B-Sides: College students in musical crosshairs

I’m not implying this ever really happened, but …

Just suppose, hypothetically of course, that a friend slapped down $8.99 and bought Eric Clapton’s “Slow Hand” album, brand new — so new that the vinyl LP (yes, this scenario would happen in 1977) crackled with static when it first slid out of the jacket. Then, that friend dubbed a copy onto one of those new-fangled cassette tapes and gave it to you. (Probably because he owed you money for, say, pizza.)

Think that was OK?

Well, you might as well have just ripped the tag off a mattress in a department store, because it was against federal law.

Turn the clock forward 30 years. A college kid goes to the CD shop, looking for The Disturbed (that’s a band) and buys it. The kid takes it back to his dorm room and makes an MP3 copy of that CD, which is perfectly legal. But then he decides to put that MP3 copy onto the Internet through a file-sharing network, allowing thousands, maybe millions, of other network users to download it for free. That’s perfectly illegal.

What’s the difference between the 1977 and 2007 instances? Ethically, it’s probably a draw.
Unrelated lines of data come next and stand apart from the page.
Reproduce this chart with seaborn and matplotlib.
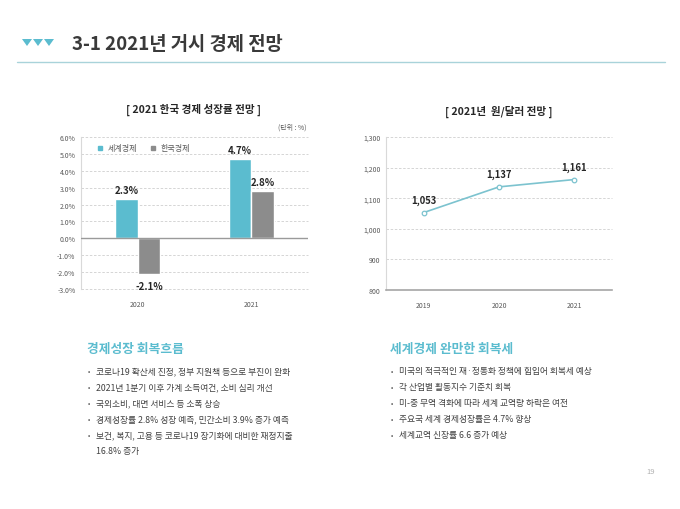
import pandas as pd
import numpy as np
import matplotlib.pyplot as plt
import seaborn as sns
from matplotlib.patches import Polygon

sns.set_theme(style="white")
plt.rcParams['font.family'] = ['Noto Sans CJK KR', 'DejaVu Sans']

# growth outlook data
years_growth = ['2020', '2021']
world_growth = [2.3, 4.7]
korea_growth = [-2.1, 2.8]
series_names = ['세계경제', '한국경제']

# won/dollar outlook
years_fx = ['2019', '2020', '2021']
won_dollar = [1053, 1137, 1161]

left_head = '경제성장 회복흐름'
left_items = ['코로나19 확산세 진정, 정부 지원책 등으로 부진이 완화',
              '2021년 1분기 이후 가계 소득여건, 소비 심리 개선',
              '국외소비, 대면 서비스 등 소폭 상승',
              '경제성장률 2.8% 성장 예측, 민간소비 3.9% 증가 예측',
              '보건, 복지, 고용 등 코로나19 장기화에 대비한 재정지출',
              '16.8% 증가']
right_head = '세계경제 완만한 회복세'
right_items = ['미국의 적극적인 재·정통화 정책에 힘입어 회복세 예상',
               '각 산업별 활동지수 기준치 회복',
               '미-중 무역 격화에 따라 세계 교역량 하락은 여전',
               '주요국 세계 경제성장률은 4.7% 향상',
               '세계교역 신장률 6.6 증가 예상']

teal = '#5bbccf'
gray = '#8c8c8c'
line_c = '#7cc3cf'
tick_c = '#595959'

W, H = 680, 510
fig = plt.figure(figsize=(6.8, 5.1), dpi=100)

def fx(x):
    return x / W

def fy(y):
    return 1 - y / H

def box(x0, y0, x1, y1):
    return [fx(x0), fy(y1), (x1 - x0) / W, (y1 - y0) / H]

# header
for cx in [27, 38, 49]:
    fig.patches.append(Polygon([(fx(cx - 5), fy(40)), (fx(cx + 5), fy(40)), (fx(cx), fy(47))],
                               closed=True, transform=fig.transFigure, color=teal, lw=0))
fig.text(fx(72), fy(45), '3-1 2021년 거시 경제 전망', fontsize=13.5, fontweight='bold',
         color='#3a3a3a', va='center', ha='left')
fig.add_artist(plt.Line2D([fx(17), fx(665)], [fy(63), fy(63)], transform=fig.transFigure,
                          color='#a9d3da', lw=1))

# bar chart
df = pd.DataFrame({'year': years_growth * 2,
                   'value': world_growth + korea_growth,
                   'series': [series_names[0]] * 2 + [series_names[1]] * 2})
ax1 = fig.add_axes(box(81, 138, 308, 290))
sns.barplot(data=df, x='year', y='value', hue='series', palette=[teal, gray],
            width=0.4, ax=ax1, saturation=1, legend=False)
ax1.set_ylim(-3, 6)
ax1.set_xlim(-0.5, 1.5)
ax1.set_yticks(np.arange(-3, 7, 1))
ax1.set_yticklabels([f'{v:.1f}%' for v in np.arange(-3, 7, 1)])
for v in np.arange(-3, 7, 1):
    if v != 0:
        ax1.axhline(v, color='#cfcfcf', lw=0.6, ls=(0, (3, 2)), zorder=0, clip_on=False)
ax1.axhline(0, color='#9a9a9a', lw=1, zorder=3)
for p in ax1.patches:
    h = p.get_height()
    if h == 0:
        continue
    xc = p.get_x() + p.get_width() / 2
    if h > 0:
        ax1.text(xc, h + 0.55, f'{h:.1f}%', ha='center', va='center', fontsize=7,
                 fontweight='bold', color='#262626')
    else:
        ax1.text(xc, h - 0.7, f'{h:.1f}%', ha='center', va='center', fontsize=7,
                 fontweight='bold', color='#262626')
ax1.set_xlabel('')
ax1.set_ylabel('')
for s in ['top', 'right', 'bottom']:
    ax1.spines[s].set_visible(False)
ax1.spines['left'].set_color('#d9d9d9')
ax1.spines['left'].set_linewidth(0.8)
ax1.tick_params(axis='both', labelsize=5, colors=tick_c, length=0, pad=4)
ax1.tick_params(axis='x', pad=8)
ax1.set_facecolor('none')
handles = [plt.Line2D([], [], marker='s', ls='', color=c, markersize=3.5) for c in [teal, gray]]
leg = ax1.legend(handles, series_names, loc='upper left', bbox_to_anchor=(0.02, 1.0), ncol=2,
                 frameon=False, fontsize=5.8, handletextpad=0.0, columnspacing=0.9,
                 borderaxespad=0.4)
for t in leg.get_texts():
    t.set_color(tick_c)
fig.text(fx(194), fy(110), '[ 2021 한국 경제 성장률 전망 ]', fontsize=7.6, fontweight='bold',
         color='#262626', ha='center', va='center')
fig.text(fx(306), fy(128), '(단위 : %)', fontsize=5, color=tick_c, ha='right', va='center')

# line chart
fxdf = pd.DataFrame({'year': years_fx, 'rate': won_dollar})
ax2 = fig.add_axes(box(386, 138, 612, 291))
sns.pointplot(data=fxdf, x='year', y='rate', ax=ax2, color=line_c, markers='o',
              markersize=3.3, linewidth=1.2, markerfacecolor='white',
              markeredgecolor=line_c, markeredgewidth=0.9)
ax2.set_ylim(800, 1300)
ax2.set_xlim(-0.5, 2.5)
ax2.set_yticks(range(800, 1301, 100))
ax2.set_yticklabels([f'{v:,}' for v in range(800, 1301, 100)])
for v in range(900, 1301, 100):
    ax2.axhline(v, color='#cfcfcf', lw=0.6, ls=(0, (3, 2)), zorder=0, clip_on=False)
for i, v in enumerate(won_dollar):
    ax2.text(i, v + 42, f'{v:,}', ha='center', va='center', fontsize=6.8,
             fontweight='bold', color='#262626')
ax2.set_xlabel('')
ax2.set_ylabel('')
for s in ['top', 'right']:
    ax2.spines[s].set_visible(False)
ax2.spines['left'].set_color('#d9d9d9')
ax2.spines['left'].set_linewidth(0.8)
ax2.spines['bottom'].set_color('#a6a6a6')
ax2.spines['bottom'].set_linewidth(1.2)
ax2.tick_params(axis='both', labelsize=5, colors=tick_c, length=0, pad=4)
ax2.tick_params(axis='x', pad=8)
ax2.set_facecolor('none')
fig.text(fx(499), fy(112), '[ 2021년  원/달러 전망 ]', fontsize=7.6, fontweight='bold',
         color='#262626', ha='center', va='center')

# text blocks
def block(x, head, items):
    fig.text(fx(x), fy(349), head, fontsize=9.2, fontweight='bold', color=teal,
             ha='left', va='center')
    y = 372
    for i, t in enumerate(items):
        if not (head == left_head and i == len(items) - 1):
            fig.text(fx(x + 1), fy(y), '•', fontsize=5, color='#595959', ha='left', va='center')
        fig.text(fx(x + 9), fy(y), t, fontsize=6.3, color='#404040', ha='left', va='center')
        y += 16

block(87, left_head, left_items)
block(390, right_head, right_items)

fig.text(fx(651), fy(472), '19', fontsize=5.5, color='#b0b0b0', ha='center', va='center')

fig.savefig('out.png', dpi=100)
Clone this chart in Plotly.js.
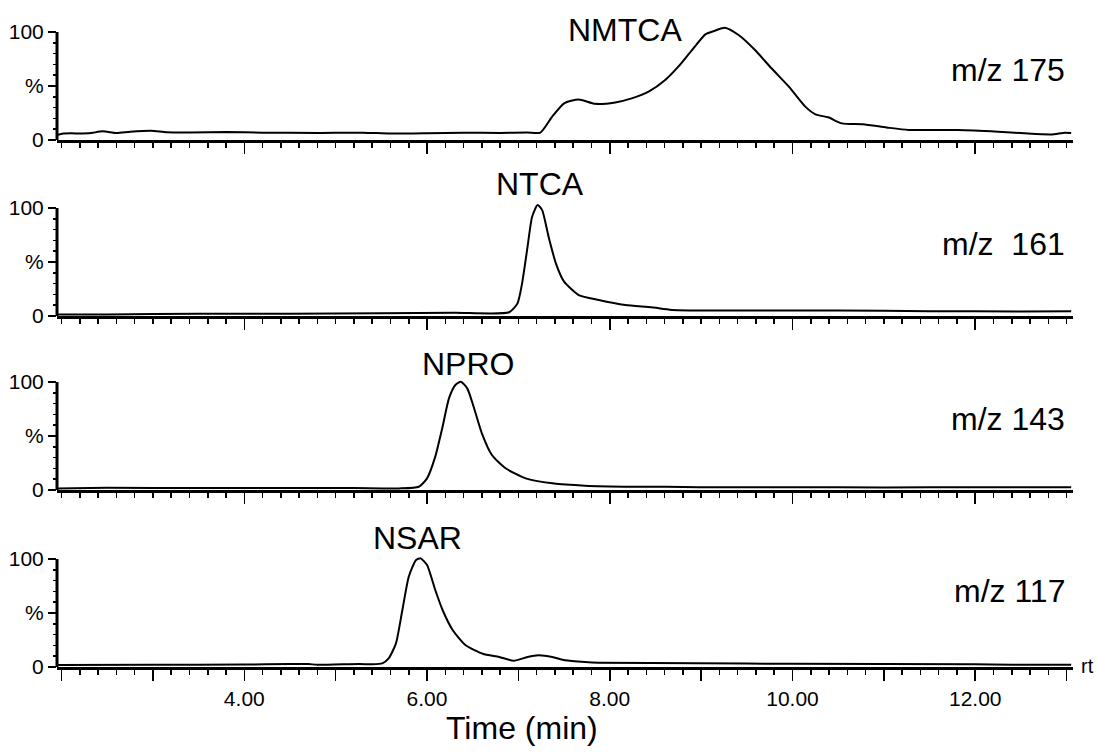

But 21st-century technology makes it possible to cross that line without ever spending a dime.

And it is those temptations that have placed college students squarely in the crosshairs of the recording industry.

On Tuesday, the Recording Industry Association of America — the enforcer for major labels — filed lawsuits for illegal file sharing against 23 network users (presumably students) at Indiana University. On May 3, the RIAA filed 21 similar lawsuits against network users at Purdue. Since it began an “anti-piracy initiative” in January, the RIAA has sent litigation warnings to more than 1,600 people on college campuses around the nation. These students could end up paying thousands of dollars (up to $750 per song) in damages for infringing on music copyrights.